Czech reactor at Temelin shifting fuel suppliers from Westinghouse to TVEL
One of the profit centers in the nuclear business is in supplying manufactured fuel elements. Though fuel costs are a much smaller portion of the overall costs of generating power in a nuclear plant than they are in a fossil fuel plant, there is still a significant amount of money involved.
Though full economic information is difficult to obtain for a number of reasons, it is possible to make a few educated guesses to illustrate the order of magnitude of the costs – and revenue – involved in replacing fuel in a large nuclear power plant on a regular basis.
According to information provided by the Nuclear Energy Institute, fuel costs for American light water reactors average about 0.6 US dollar cents per kilowatt hour of electrical generation. The average capacity factor of US nuclear power plants is about 90% and a good guess on their average size is 1000 MWe.
Putting that information together, one can determine that the annual fuel cost for a light water reactor is somewhere close to $50 million. Since most reactors refuel every 18 months, each fuel delivery to a single reactor site is worth something like $75 million. A 1000 MWe reactor on an 18 month refueling cycle will typically replace 1/3 of its core each time it refuels – the process also includes a “shuffling” of the fuel elements to account for variations in fuel consumption during the operational period.
Of course, there are material costs involved in producing the manufactured fuel. Uranium currently costs about $125 per pound on the spot market, though many fuel suppliers have purchased their uranium under long term contracts with a much lower average cost. A good guess for the amount of uranium needed for each fuel reload is about 30 tons, which would cost about $7 million.
For light water reactors, fuel is generally enriched to 3-5%. The cost of enrichment depends on the process used, the final enrichment value for both the product and the “tails”, and the location of the enrichment plant. Normally, enrichment is priced as a service, with the unit of measure being a Separative Work Unit (SWU). It takes between 3.8 and 5 SWU per kilogram to convert natural uranium into low enriched uranium for a light water reactor. That translates to about 150,000 SWU per reload. An SWU can be purchased for between $100 and $150. This means that enrichment costs for a fuel reload would be about $15-23 Million.
Other costs involved in fuel manufacturing are zirconium alloys used for the cladding tubes and fuel element structures, the costs for conversion of fuel material into the various forms needed during the process (UF6 for enrichment, UO2 for pellet manufacturing) and the costs of fuel pellet production.
Those costs might add another 25-30% to the overall cost of the process. There are also a fair number of engineers involved in fuel design and in the specific action of refueling each reactor – their salaries might add another 10% to the cost for the supplier.
When all the costs are computed, it is likely that an efficient fuel manufacturer with access to low cost uranium, moderate wage engineers and SWU’s would be able to produce a fuel reload for between $20 and $50 million and sell it for about $75 million. That is a pretty good business proposition.

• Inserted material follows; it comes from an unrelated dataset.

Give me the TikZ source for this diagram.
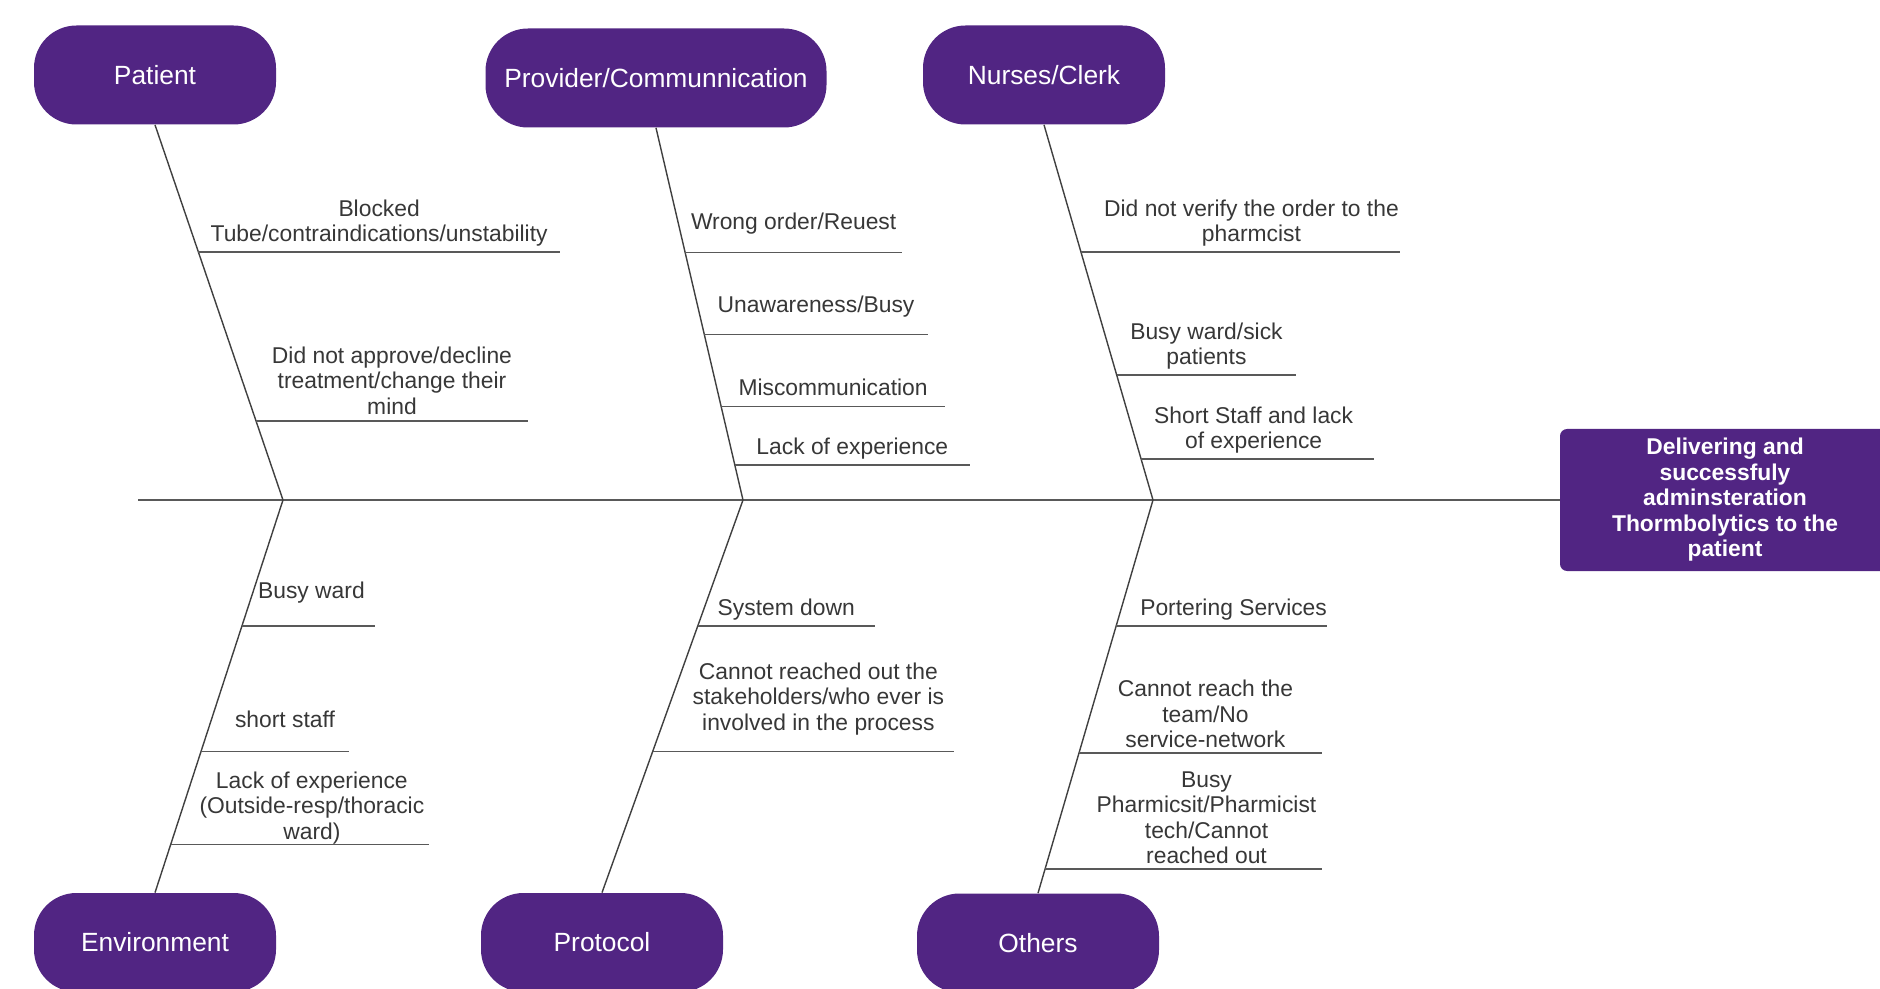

Why did I go through all that? Getting back to the headline of this post, there are indications that TVEL, the Russian fuel supplier that currently provides about 17% of the world wide market for light water reactor fuel, is getting more aggressive about competing and expanding its market. Its most recent marketing win was a 10 year contract to supply the two unit Temelin reactor station in Czechoslovakia. You can find a brief story about that event at Czech NPP to start using Russian fuel in 2009 – TVEL.
When compared to its American and French competitors, TVEL holds several low cost advantages which it is apparently willing to exploit. It will be interesting to watch how Westinghouse, Areva, BWXT, and GE respond.